In the weeks and then months following September 11, 2001, I developed the unfortunate habit of keeping CNN on in the background at nearly all times of the day and night. I wouldn’t actually watch it most of the time, choosing instead to adopt a more strategic approach: I’d turn the TV on and go about my day, and as I passed from the kitchen to my office, or from bedroom to bathroom, I’d glance at the screen in case something terrible had happened. If regularly scheduled programs like Crossfire or People in the News were on, or if the station was running a commercial, then everything was quite probably okay and I’d continue with whatever I was doing. If, however, I saw the red “Breaking News” graphic in the corner of the screen, then there was a very real chance that everything was not okay and this therefore required immediate investigation.

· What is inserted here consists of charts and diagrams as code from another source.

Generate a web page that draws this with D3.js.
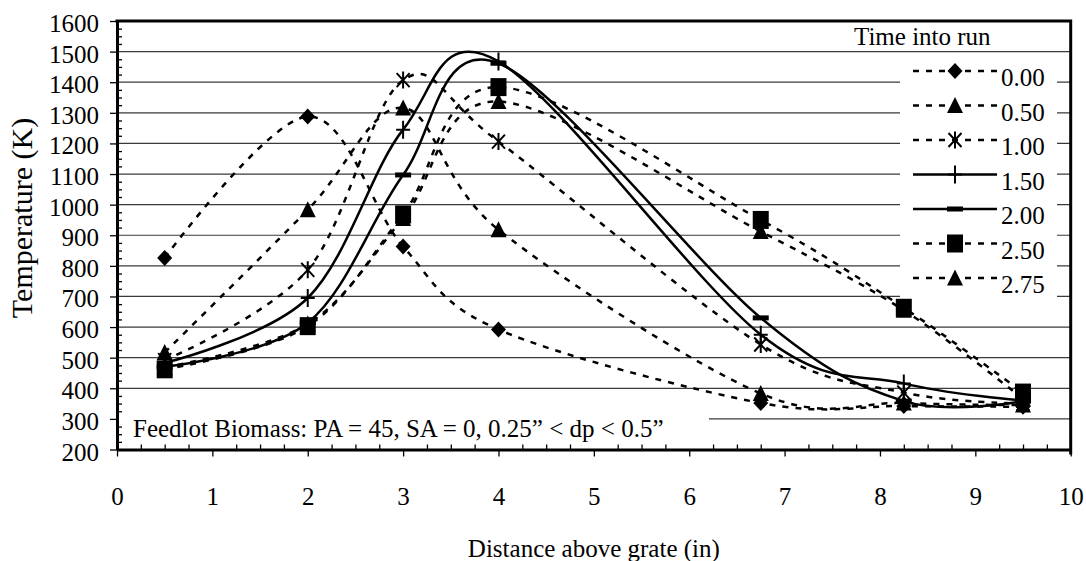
<!DOCTYPE html>
<html>
<head>
<meta charset="utf-8">
<script src="https://cdn.jsdelivr.net/npm/d3@7/dist/d3.min.js"></script>
<style>
  html, body { margin: 0; padding: 0; background: #fff; }
  svg text { font-family: "Liberation Serif", "Times New Roman", serif; fill: #000; }
</style>
</head>
<body>
<svg id="chart" width="1086" height="561"></svg>
<script>
// Temperature profiles along the bed height at several times into the run
const distances = [0.5, 2, 3, 4, 6.75, 8.25, 9.5];
const timeLabels = ["0.00", "0.50", "1.00", "1.50", "2.00", "2.50", "2.75"];
const temps000 = [826, 1288, 863, 592, 352, 342, 340];
const temps050 = [517, 983, 1316, 918, 383, 352, 345];
const temps100 = [492, 787, 1407, 1206, 543, 386, 350];
const temps150 = [483, 695, 1245, 1468, 575, 416, 360];
const temps200 = [470, 614, 1097, 1462, 630, 358, 358];
const temps250 = [462, 603, 968, 1384, 950, 663, 386];
const temps275 = [468, 610, 955, 1337, 912, 655, 365];

const xTicks = [0, 1, 2, 3, 4, 5, 6, 7, 8, 9, 10];
const yTicks = [200, 300, 400, 500, 600, 700, 800, 900, 1000, 1100, 1200, 1300, 1400, 1500, 1600];
const xTitle = "Distance above grate (in)";
const yTitle = "Temperature (K)";
const legendTitle = "Time into run";
const note = "Feedlot Biomass: PA = 45, SA = 0, 0.25\u201D < dp < 0.5\u201D";

const seriesValues = [temps000, temps050, temps100, temps150, temps200, temps250, temps275];
const markers = ["diamond", "triangle", "asterisk", "plus", "dash", "square", "triangle"];
const solid = [false, false, false, true, true, false, false];

(function () {
const svg = d3.select("#chart");
const FS = 25;
const pL = 117, pR = 1070.7, pT = 21, pB = 449.5;

const x = d3.scaleLinear().domain([0, 10]).range([pL, pR]);
const y = d3.scaleLinear().domain([200, 1600]).range([pB, pT]);

// horizontal gridlines
svg.append("g").selectAll("line")
  .data(yTicks.filter(v => v > 200 && v < 1600))
  .join("line")
  .attr("x1", pL).attr("x2", pR)
  .attr("y1", d => y(d)).attr("y2", d => y(d))
  .attr("stroke", "#3a3a3a").attr("stroke-width", 1.2);

// white boxes behind the note and the legend
svg.append("rect").attr("x", pL + 1).attr("y", y(400) + 14)
  .attr("width", 708 - pL).attr("height", pB - y(400) - 15).attr("fill", "#fff");
svg.append("rect").attr("x", 900).attr("y", 58)
  .attr("width", 157).attr("height", 241).attr("fill", "#fff");

// marker drawing
function drawMarker(g, type, cx, cy) {
  if (type === "diamond") {
    g.append("path").attr("d", `M${cx},${cy - 8}L${cx + 7.5},${cy}L${cx},${cy + 8}L${cx - 7.5},${cy}Z`).attr("fill", "#000");
  } else if (type === "triangle") {
    g.append("path").attr("d", `M${cx},${cy - 8.5}L${cx + 8},${cy + 7.5}L${cx - 8},${cy + 7.5}Z`).attr("fill", "#000");
  } else if (type === "square") {
    g.append("rect").attr("x", cx - 8).attr("y", cy - 9).attr("width", 16).attr("height", 18).attr("fill", "#000");
  } else if (type === "dash") {
    g.append("rect").attr("x", cx - 8).attr("y", cy - 2.5).attr("width", 16).attr("height", 5).attr("fill", "#000");
  } else if (type === "plus") {
    g.append("path").attr("d", `M${cx},${cy - 9}V${cy + 9}M${cx - 7},${cy}H${cx + 7}`)
      .attr("stroke", "#000").attr("stroke-width", 2).attr("fill", "none");
  } else if (type === "asterisk") {
    g.append("path").attr("d", `M${cx - 6.5},${cy - 7}L${cx + 6.5},${cy + 7}M${cx + 6.5},${cy - 7}L${cx - 6.5},${cy + 7}M${cx},${cy - 8.5}V${cy + 8.5}`)
      .attr("stroke", "#000").attr("stroke-width", 2).attr("fill", "none");
  }
}

const line = d3.line()
  .x(d => x(d[0])).y(d => y(d[1]))
  .curve(d3.curveCardinal.tension(0));

const plot = svg.append("g");
seriesValues.forEach((vals, i) => {
  const pts = distances.map((d, j) => [d, vals[j]]);
  const g = plot.append("g");
  g.append("path").datum(pts).attr("d", line)
    .attr("fill", "none").attr("stroke", "#000").attr("stroke-width", 2.5)
    .attr("stroke-dasharray", solid[i] ? null : "6,7");
  pts.forEach(p => drawMarker(g, markers[i], x(p[0]), y(p[1])));
});

// axes
const yAxis = svg.append("g").attr("transform", `translate(${pL},0)`)
  .call(d3.axisLeft(y).tickValues(yTicks).tickSize(7).tickSizeOuter(0).tickPadding(11).tickFormat(d3.format("d")));
yAxis.selectAll("text").attr("font-size", FS).attr("dy", null).attr("y", 10.5)
  .style("font-family", '"Liberation Serif", serif');
const yMinor = d3.range(200, 1601, 25).filter(v => v % 100 !== 0);
svg.append("g").attr("transform", `translate(${pL},0)`)
  .call(d3.axisLeft(y).tickValues(yMinor).tickSize(-5).tickFormat(""))
  .call(g => g.select(".domain").remove());

const xAxis = svg.append("g").attr("transform", `translate(0,${pB})`)
  .call(d3.axisBottom(x).tickValues(xTicks).tickSize(7).tickSizeOuter(0).tickFormat(d3.format("d")));
xAxis.selectAll("text").attr("font-size", FS).attr("dy", null).attr("y", 55)
  .style("font-family", '"Liberation Serif", serif');
const xMinor = d3.range(0, 10.01, 0.25).filter(v => Math.abs(v - Math.round(v)) > 0.01);
svg.append("g").attr("transform", `translate(0,${pB})`)
  .call(d3.axisBottom(x).tickValues(xMinor).tickSize(-5).tickFormat(""))
  .call(g => g.select(".domain").remove());

svg.selectAll(".tick line").attr("stroke", "#000").attr("stroke-width", 1.3);
svg.selectAll(".domain").attr("stroke", "#000").attr("stroke-width", 3);

// top and right frame
svg.append("path").attr("d", `M${pL - 1.5},${pT}H${pR}V${pB + 5}`)
  .attr("fill", "none").attr("stroke", "#000").attr("stroke-width", 3);

// titles
svg.append("text").attr("x", (pL + pR) / 2).attr("y", 557)
  .attr("text-anchor", "middle").attr("font-size", FS).text(xTitle);
svg.append("text").attr("transform", "translate(32,218) rotate(-90)")
  .attr("text-anchor", "middle").attr("font-size", 30).text(yTitle);

// note
svg.append("text").attr("x", 133).attr("y", 437).attr("font-size", FS).text(note);

// legend
svg.append("text").attr("x", 854).attr("y", 45).attr("font-size", FS).text(legendTitle);
const legend = svg.append("g");
timeLabels.forEach((lab, i) => {
  const ly = 71 + i * 34.5;
  const g = legend.append("g");
  g.append("line").attr("x1", 913).attr("x2", 997).attr("y1", ly).attr("y2", ly)
    .attr("stroke", "#000").attr("stroke-width", 2.5)
    .attr("stroke-dasharray", solid[i] ? null : "6,7");
  drawMarker(g, markers[i], 955, ly);
  g.append("text").attr("x", 1001).attr("y", ly + 15).attr("font-size", FS).text(lab);
});
})();
</script>
</body>
</html>
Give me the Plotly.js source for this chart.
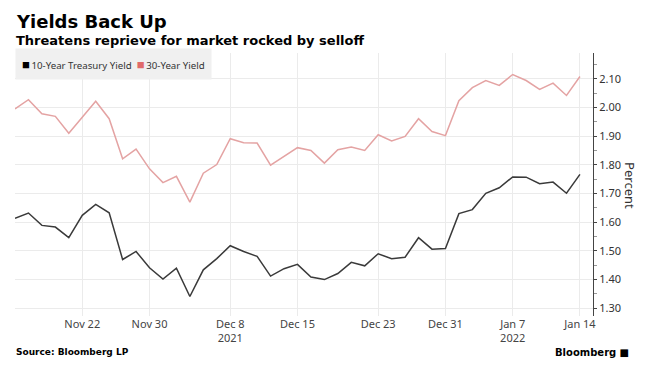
<!DOCTYPE html>
<html>
<head>
<meta charset="utf-8">
<script src="https://cdn.plot.ly/plotly-3.0.1.min.js"></script>
<style>html,body{margin:0;padding:0;background:#fff;}#chart{width:654px;height:366px;}</style>
</head>
<body>
<div id="chart"></div>
<script>
const dates = ['2021-11-15','2021-11-16','2021-11-17','2021-11-18','2021-11-19','2021-11-22','2021-11-23','2021-11-24','2021-11-26','2021-11-29','2021-11-30',
  '2021-12-01','2021-12-02','2021-12-03','2021-12-06','2021-12-07','2021-12-08','2021-12-09','2021-12-10','2021-12-13','2021-12-14','2021-12-15','2021-12-16','2021-12-17','2021-12-20','2021-12-21','2021-12-22','2021-12-23','2021-12-27','2021-12-28','2021-12-29','2021-12-30','2021-12-31',
  '2022-01-03','2022-01-04','2022-01-05','2022-01-06','2022-01-07','2022-01-10','2022-01-11','2022-01-12','2022-01-13','2022-01-14'];
const yield10 = [1.614,1.632,1.589,1.583,1.546,1.624,1.662,1.633,1.470,1.498,1.441,
  1.402,1.440,1.341,1.434,1.473,1.518,1.498,1.481,1.412,1.438,1.453,1.409,1.400,1.421,1.460,1.448,1.490,1.473,1.478,1.546,1.506,1.508,
  1.630,1.644,1.701,1.720,1.758,1.757,1.734,1.740,1.701,1.767];
const yield30 = [1.995,2.027,1.978,1.969,1.910,1.966,2.022,1.961,1.821,1.855,1.786,
  1.738,1.760,1.670,1.771,1.801,1.891,1.877,1.876,1.799,1.829,1.860,1.850,1.806,1.853,1.862,1.850,1.905,1.883,1.899,1.961,1.916,1.902,
  2.024,2.069,2.094,2.077,2.115,2.094,2.063,2.085,2.042,2.108];
const tickDates = ['2021-11-15','2021-11-22','2021-11-30','2021-12-08','2021-12-15','2021-12-23','2021-12-31','2022-01-07','2022-01-14'];
const tickLabels = ['','Nov 22','Nov 30','Dec 8<br>2021','Dec 15','Dec 23','Dec 31','Jan 7<br>2022','Jan 14'];
const seriesNames = ['10-Year Treasury Yield','30-Year Yield'];

const c10 = '#3a3a3a', c30 = '#e4a3a3', sq30 = '#e06a6a';
const traces = [
  {x: dates, y: yield30, type: 'scatter', mode: 'lines', name: seriesNames[1], line: {color: c30, width: 1.5}, hoverinfo: 'skip'},
  {x: dates, y: yield10, type: 'scatter', mode: 'lines', name: seriesNames[0], line: {color: c10, width: 1.5}, hoverinfo: 'skip'}
];
const font = "'Noto Sans', sans-serif";
const bold = "'DejaVu Sans', sans-serif";
const sq = (c) => '<span style="color:' + c + ';font-size:13px">■</span>\u2009';
const layout = {
  width: 654, height: 366,
  margin: {l: 15, r: 61, t: 53, b: 50},
  paper_bgcolor: '#fff', plot_bgcolor: '#fff',
  showlegend: false,
  font: {family: font, size: 11, color: '#444'},
  xaxis: {
    type: 'category', range: [0, 42.97],
    tickmode: 'array', tickvals: tickDates, ticktext: tickLabels,
    showgrid: true, gridcolor: '#ebebeb', gridwidth: 1,
    ticks: '', showline: false, zeroline: false,
    tickfont: {family: font, size: 11, color: '#444'}
  },
  yaxis: {
    side: 'right', range: [1.273, 2.19], dtick: 0.1, tick0: 1.3, tickformat: '.2f',
    showgrid: true, gridcolor: '#ebebeb', zeroline: false,
    showline: true, linecolor: '#444', linewidth: 1,
    ticks: 'outside', ticklen: 3, tickcolor: '#444', tickwidth: 1,
    minor: {dtick: 0.05, tick0: 1.3, ticks: 'outside', ticklen: 3, tickcolor: '#999', showgrid: false},
    tickfont: {family: font, size: 11, color: '#333'}
  },
  annotations: [
    {xref: 'paper', yref: 'paper', x: 0, y: 1.118, xanchor: 'left', yanchor: 'middle', showarrow: false,
     text: '<b>Yields Back Up</b>', font: {family: bold, size: 18, color: '#000'}, xshift: -1},
    {xref: 'paper', yref: 'paper', x: 0, y: 1.046, xanchor: 'left', yanchor: 'middle', showarrow: false,
     text: '<b>Threatens reprieve for market rocked by selloff</b>', font: {family: bold, size: 13, color: '#000'}, xshift: -1},
    {xref: 'paper', yref: 'paper', x: 0, y: 0.958, xanchor: 'left', yanchor: 'middle', showarrow: false,
     text: sq('#000') + seriesNames[0] + '  ' + sq(sq30) + seriesNames[1],
     font: {family: font, size: 9.7, color: '#333'}, bgcolor: '#f0f0f0', borderpad: 6},
    {xref: 'paper', yref: 'paper', x: 1.064, y: 0.494, xanchor: 'center', yanchor: 'middle', showarrow: false,
     text: 'Percent', textangle: 90, font: {family: font, size: 13, color: '#333'}},
    {xref: 'paper', yref: 'paper', x: 0, y: -0.137, xanchor: 'left', yanchor: 'middle', showarrow: false,
     text: '<b>Source: Bloomberg LP</b>', font: {family: bold, size: 9, color: '#000'}, xshift: -1},
    {xref: 'paper', yref: 'paper', x: 1.065, y: -0.137, xanchor: 'right', yanchor: 'middle', showarrow: false,
     text: '<b>Bloomberg</b> ■', font: {family: bold, size: 10, color: '#000'}}
  ]
};
Plotly.newPlot('chart', traces, layout, {staticPlot: true, displayModeBar: false});
</script>
</body>
</html>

I kept this up for almost a year; then, like the rest of the world, I moved on.
After the break-up, in the first numb weeks of 2003, the Ex generously arranged to stay at his boss’s place while I looked for another apartment. Alone in the shell of our home, I studiously avoided sleeping in our former bedroom; instead, I’d bring blanket and pillow to the shitty grey sofa we had bought at the Salvation Army and which our cats had instantly torn to shreds, and would endeavour to find sleep in front of the TV. Movies and television serials were too engrossing to rely on for this purpose, so I would set the volume to low and drift off to the quiet drone of CNN. At some point, I came to associate late-night reruns of Moneyline with Lou Dobbs or Newsnight with Aaron Brown with a strange kind of solace: the talking head as constant, murmuring companion. That the head was talking in urgent tones about another war in Iraq or nuclear tests in North Korea or terrorist attacks in Chechnya didn’t particularly matter; by the time the opening motif for Daybreak had sounded, I was fast asleep.
Lately, with coverage of the American election in full, repetitive swing, I have on certain days neglected to turn the television on at all. I’m not missing anything, am I?